I think about couches, about the meaning and feeling of them, about how much they communicate, about how imperfectly they communicate. This is not my couch. But he doesn’t know this. Does he?

He stretches his legs out before him a bit and I notice something: he sits far back in the couch, so his legs dangle off the edge, his feet not quite reaching the ground. He’s not tall, but he’s not so short that I would expect his feet to dangle so. I often feel with him that I’m in the presence of a wounded child and not a 40-year-old man. Never do I feel this more than now.

As he opens his mouth, his words join the din of the buses passing by, the street conversations just feet from my drafty window, through which the smell of cigarette smoke faintly wafts in. His voice – quiet, gentle – rises above the sounds of the street, over the sound of the too-loud music from the waiting room. His voice is quiet, gentle. The sounds of life, so close, so loud, recede, and he tells me that his nightmare has come true.

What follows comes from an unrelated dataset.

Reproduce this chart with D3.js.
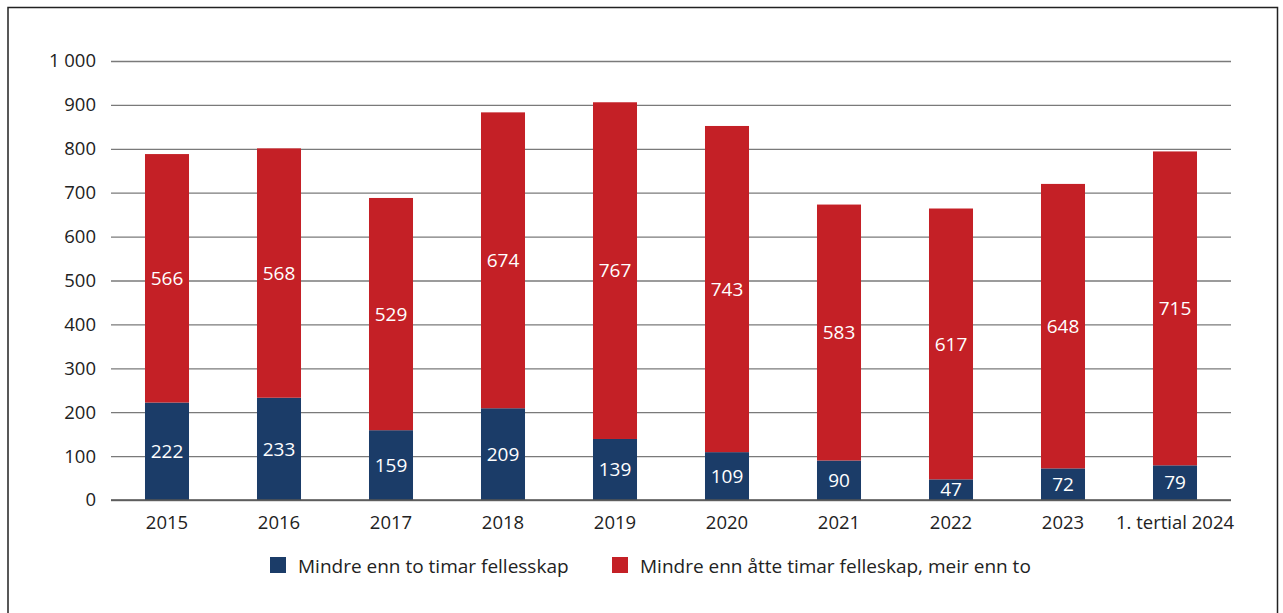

He seems, somehow, easier, lighter than he has previously. His nightmare has come true, yes, and he dabs his eyes with tissues as he tells me this dream I’ve heard so many times now, but this time, for the first time, in the past tense, rather than the future. But he’s lighter. He is sadly smiling. The smile communicates his complicated truth: the nightmare is a nightmare, but there’s something in it that feels good and right and true about it. The world has, by his very nightmare, been made coherent to him somehow. His exterior reality now conforms with his inner reality, and he feels he must perform sadness for me – after all, there’s an entire box of tissues sitting on the cold glass table in front of him. But it is not, I’m surprised to see, sadness that he feels.

I know this by looking at his face, by seeing his smile. It’s not a sad smile. The tears aren’t tears of sadness. They’re tears of joy. And of mourning, too, to be sure – but a sweet, tender sadness much older, much younger, than I had realized previously. He is mourning not what happened today, but the moments of his childhood that made today feel so right.

I will defend him. Against himself. Against others. I am protective of him. I want to hold him. He has been called names – horrible names. By people who should know better and by people who have every right not to know better.

And, truth be told, from a certain angle, he looks like the monster people see in him, he sees in himself. But I can’t quite reach that angle, somehow. As I look at him from every angle I can reach, I just see this little boy, sitting far back on this cold, cold couch that he thinks is mine, but that I know is not, his feet dangling off the edge, as tears drip slowly down his stubbly cheeks.